Rubrica curata dal giudice Maralfa - 3^ puntata: l’incontro col generale Carlo Alberto Dalla Chiesa (11 luglio 1978)
A partire dall’anno 1975, mentre le brigate rosse continuavano a spargere terrore e lutti nel nostro Paese, anche le carceri erano entrate in crisi e parevano una gruviera: le evasioni di detenuti pericolosi erano molto frequenti ed avevano creato un clima di grande preoccupazione e di sfiducia negli operatori e nei cittadini.
Con l’omicidio di Aldo Moro, avvenuto il 9 maggio 1978, la tensione aveva raggiunto il massimo e sembrava che tutto crollasse intorno a noi, senza rimedio. Ma per fortuna di tanto in tanto qualche fiammella illuminava il buio, nel quale eravamo piombati. Una di queste fiammelle fu rappresentata dalla nomina del generale dei carabinieri, Carlo Alberto dalla Chiesa, a responsabile del sistema carcerario.
Dal momento della sua entrata nelle nuove funzioni, le evasioni dagli istituti di pena praticamente scomparvero e nell’intero settore cominciò a respirarsi un’aria diversa.
Dalla Chiesa piombava nelle carceri senza alcun preavviso, per rendersi conto delle situazioni particolari e dare le opportune e drastiche direttive per la tutela dell’ordine e della sicurezza. L’11 luglio 1978, verso mezzogiorno, piombò nel carcere di Trani, nel quale mi trovavo per interrogare alcuni arrestati. Saputo della mia presenza, mi fece chiamare e, dopo avermi chiarito che per lui non ero uno sconosciuto, mi trattenne a colloquio per una ventina di minuti, chiedendomi notizie riservate.

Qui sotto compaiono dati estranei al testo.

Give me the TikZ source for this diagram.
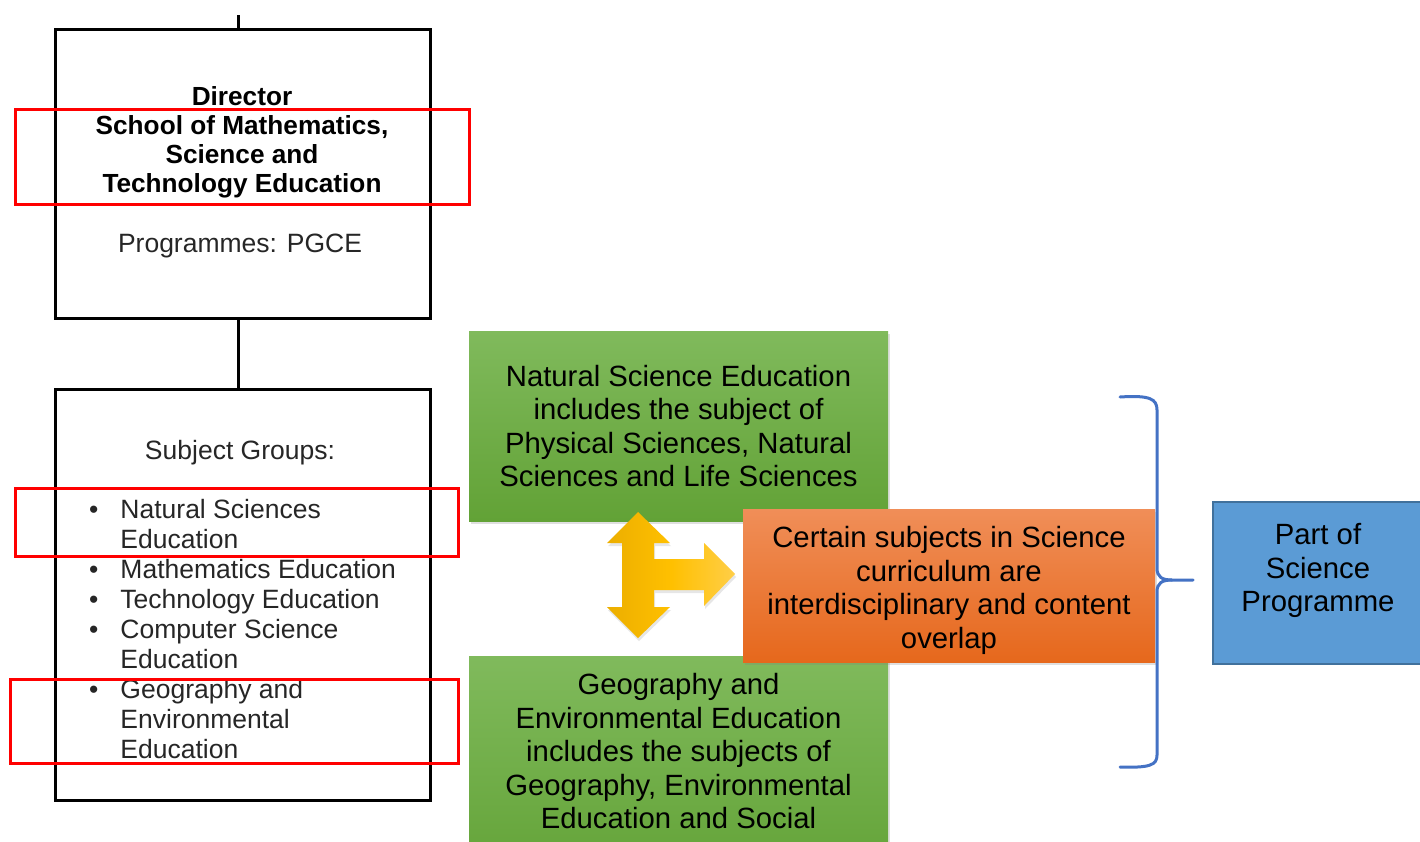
\documentclass[tikz,border=0pt]{standalone}
\usepackage{fontspec}
\setmainfont{Liberation Sans}
\usetikzlibrary{shadows}

\definecolor{greentop}{RGB}{128,186,92}
\definecolor{greenbot}{RGB}{98,162,54}
\definecolor{orangetop}{RGB}{240,142,88}
\definecolor{orangebot}{RGB}{230,104,28}
\definecolor{bluefill}{RGB}{91,155,213}
\definecolor{blueedge}{RGB}{65,113,156}
\definecolor{bracecol}{RGB}{68,114,196}
\definecolor{goldL}{RGB}{236,174,0}
\definecolor{goldM}{RGB}{255,192,0}
\definecolor{goldR}{RGB}{255,206,72}
\definecolor{softgray}{RGB}{38,38,38}

\begin{document}
\begin{tikzpicture}[x=1pt,y=-1pt,
  orgbox/.style={draw=black, line width=3pt, inner sep=0pt},
  markbox/.style={draw=red, line width=3pt},
  link/.style={draw=black, line width=3pt},
  headtext/.style={font=\bfseries\fontsize{26.2}{29}\selectfont, align=center, inner sep=0pt},
  plaintext/.style={font=\fontsize{26.5}{30}\selectfont, text=softgray, inner sep=0pt},
  bigtext/.style={font=\fontsize{29.3}{33.5}\selectfont, align=center, text=black, inner sep=0pt},
  softshadow/.style={drop shadow={shadow xshift=2pt, shadow yshift=-3pt, opacity=0.25}},
  greenbox/.style={top color=greentop, bottom color=greenbot, minimum width=419pt, inner sep=0pt, softshadow},
  orangebox/.style={top color=orangetop, bottom color=orangebot, minimum width=412pt, minimum height=153pt, inner sep=0pt, softshadow},
  bluebox/.style={fill=bluefill, draw=blueedge, line width=2.5pt, minimum width=210pt, minimum height=162pt, inner sep=0pt},
]
\useasboundingbox (0,0) rectangle (1420,841);

% organisation chart boxes
\coordinate (stub) at (238,15);
\node[orgbox, minimum width=375pt, minimum height=289pt] (dir) at (243,174) {};
\node[orgbox, minimum width=375pt, minimum height=411pt] (subj) at (243,595) {};
\draw[link] (stub) -- (stub |- dir.north);
\draw[link] ([xshift=-5pt]dir.south) -- ([xshift=-5pt]subj.north);

\node[headtext] (dirtext) at (242,142) {Director\\School of Mathematics,\\Science and\\Technology Education};
\node[plaintext] (progs) at (240,246) {Programmes: PGCE};
\node[plaintext] (groups) at (240,453) {Subject Groups:};
\node[plaintext, anchor=north west] (sublist) at (89,497) {%
\begin{tabular}{@{}l@{\hspace{22pt}}l@{}}
• & Natural Sciences\\
  & Education\\
• & Mathematics Education\\
• & Technology Education\\
• & Computer Science\\
  & Education\\
• & Geography and\\
  & Environmental\\
  & Education
\end{tabular}};

% highlight frames
\draw[markbox] (15,109) rectangle (469,204);
\draw[markbox] (15,488) rectangle (458,556);
\draw[markbox] (10,679) rectangle (458,763);

% subject area boxes
\node[greenbox, minimum height=190pt, bigtext] (nsed) at (678.5,426)
  {Natural Science Education\\includes the subject of\\Physical Sciences, Natural\\Sciences and Life Sciences};
\node[greenbox, minimum height=230pt] (geo) at (678.5,771) {};
\node[bigtext] (geotext) at (678.5,751.5) {Geography and\\Environmental Education\\includes the subjects of\\Geography, Environmental\\Education and Social};

% three-way arrow
\shade[left color=goldL, right color=goldR, middle color=goldM, drop shadow={shadow xshift=1pt, shadow yshift=-3pt, opacity=0.2}]
  (638,512) -- (670,543) -- (654,543) -- (654,559) -- (704,559) -- (704,543)
  -- (735,574) -- (704,606) -- (704,590) -- (654,590) -- (654,607) -- (670,607)
  -- (638,638) -- (607,607) -- (622,607) -- (622,543) -- (607,543) -- cycle;

\node[orangebox] (overlap) at (949,585.5) {};
\node[bigtext] (overlaptext) at (949,590.5)
  {Certain subjects in Science\\curriculum are\\interdisciplinary and content\\overlap};

% brace gathering the boxes
\draw[bracecol, line width=3pt, line cap=round]
  (1120,397) .. controls (1150,395) and (1157,399) .. (1157,410)
  -- (1157,568) .. controls (1157,577) and (1162,580) .. (1172,580) -- (1193,580);
\draw[bracecol, line width=3pt, line cap=round]
  (1172,580) .. controls (1162,580) and (1157,583) .. (1157,592)
  -- (1157,755) .. controls (1157,765) and (1150,768) .. (1120,767);

\node[bluebox] (prog) at (1318,583) {};
\node[bigtext] (progtext) at (1318,570.5) {Part of\\Science\\Programme};
\end{tikzpicture}
\end{document}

Al termine ebbe luogo tra noi questo breve dialogo.
Maralfa: “Generale, lei si sposta in continuazione, per raggiungere le varie carceri. Non ha timore di qualche soffiata sui suoi spostamenti e di qualche eventuale agguato?”.
Dalla Chiesa: “No, perchè dormo sempre in luoghi diversi ed il luogo, che devo raggiungere, lo decido un quarto d’ora prima di muovermi e lo indico ai miei uomini soltanto nel momento in cui sono a bordo dell’aereo o dell’elicottero oppure dell’automobile”.
Maralfa: “ Generale, lei praticamente ha messo chiavi molto robuste alle porte delle carceri italiane e la museruola a molti criminali. Non pensa alla concreta possibilità di gravi rappresaglie contro di lei?”
Dalla Chiesa: “ Ho avuto timore fino al momento in cui mia moglie è stata accanto a me. Poi lei è venuta a mancare anche per le preoccupazioni ed i continui stress che la mia pericolosa attività le procurava quotidianamente. I criminali mi hanno privato di quanto avevo di più caro, ora ho ben poco da perdere e posso fare quello che ritengo necessario, senza pensarci due volte”.
Dopo il descritto colloquio aumentò l’ammirazione, che già nutrivo per questo grande ufficiale, e continuai ad impegnarmi nel mio duro lavoro con un senso di maggiore soddisfazione.
Non fui contento, quando seppi che era stato nominato prefetto di Palermo, perchè intuivo con quale energia avrebbe dato battaglia ai mafiosi e quanto sarebbero aumentati i pericoli per la sua incolumità. Ed i miei timori trovarono, purtroppo, conferma la sera del 3 settembre del 1983, giorno in cui Dalla Chiesa venne assassinato a Palermo, mentre, lasciata la prefettura, procedeva in città a bordo della sua utilitaria assieme alla sua nuova compagna Emanuela Setti-Carraro, rimasta anch’ella vittima dell’agguato.
Quel giorno la Stato italiano perdette un vero baluardo contro il crimine ed anch’io, come molti, avvertii un senso di vuoto e di sfiducia, che mi pervase a lungo e si attenuò soltanto col trascorrere degli anni.